In simpler terms it’s a 50% chance that one would be ok if one follows the first instinct when faced in a crisis. So it’s up to the individual to see if the glass is half full or half empty. I usually go with my instinct. Comments about the same from others are welcome.

In a little prose form I would like to describe this risk taking as finding the mean. It’s like saying that in life there are so many ‘Quotients‘ and I hope we find our ‘Means‘ (these Mathematical terms are to be used literally and even as a prose).

Now sometimes things go right and sometimes they don’t go all that well. Ideally I would want to reach a state where I can just shrug and Keep Walking but sometimes we do regret our actions. I’ve heard in interviews and read in books and biographies about how some people have the courage to say that they do not regret a thing and if given a chance would like to relive the moments exactly the same way as they did. Now I am not too sure if I have the same feelings. Overall in a broader sense they might make some sense but in small day to day activities I don’t think it’s quite human to think the same. Unless of course if you are Howard Roark 🙂

Last night I was flipping through the message box of my phone for no real reason. There are some old messages, some spam which I’ve been too lazy to delete and a few messages I like to go back n read and then read again. So while flipping I saw this one message from October last year which read: Vaibhav, please don’t send them back or throw them. They are Just Flowers.

So, just as I read that message again, the whole series of events were right there in front of me. Unfolding? Umm No I don’t think they were folded in the first place. The fact that I am writing about it suggests that i was not at peace with the events deep inside of me and I really regret my actions over that one issue.

So there was this friend of mine (named as Extraordinary GirlEG). EG was going through some mental highs and lows and for some reason she trusted me with all her issues. Her way of thinking and expressing her thoughts in a lot of ways is/was very similar to me and so I could relate to whatever we spoke.

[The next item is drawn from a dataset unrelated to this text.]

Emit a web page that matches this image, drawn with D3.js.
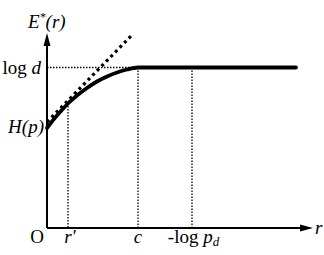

So one day after having yet another routine conversation she sent me a bunch as a surprise. I know her motive was to just bring a smile with her gesture but instead it all went so awfully wrong. I freaked out late in the night because of some shit I had to go through because of some stupid people around. But I don’t think its right for me to blame the outside factors and nothing can justify my freaking out because it brought a lot of silent hurt which EG would never admit but I know. The worst thing I could do to EG was to bring her that sensation which in many ways was moving all over her personality at that point in time. That was the biggest sin possible and I did just that.

When the last bunch arrived and things were more serene, I read the attached message. It said something which I think is the best words anyone has said to me EVER. I don’t know if I am worthy of all that or not but I still have that message with me.

So the point I am making is that firstly I regret freaking out (which I did on impulse and as you can see it didn’t turn out right for me). Freaking out is one thing but I regret that my action acted as a catalyst to bring EG back into that mental zone momentarily which perhaps is a bigger regret. I don’t like abrupt ending to my post but this one deserves just that.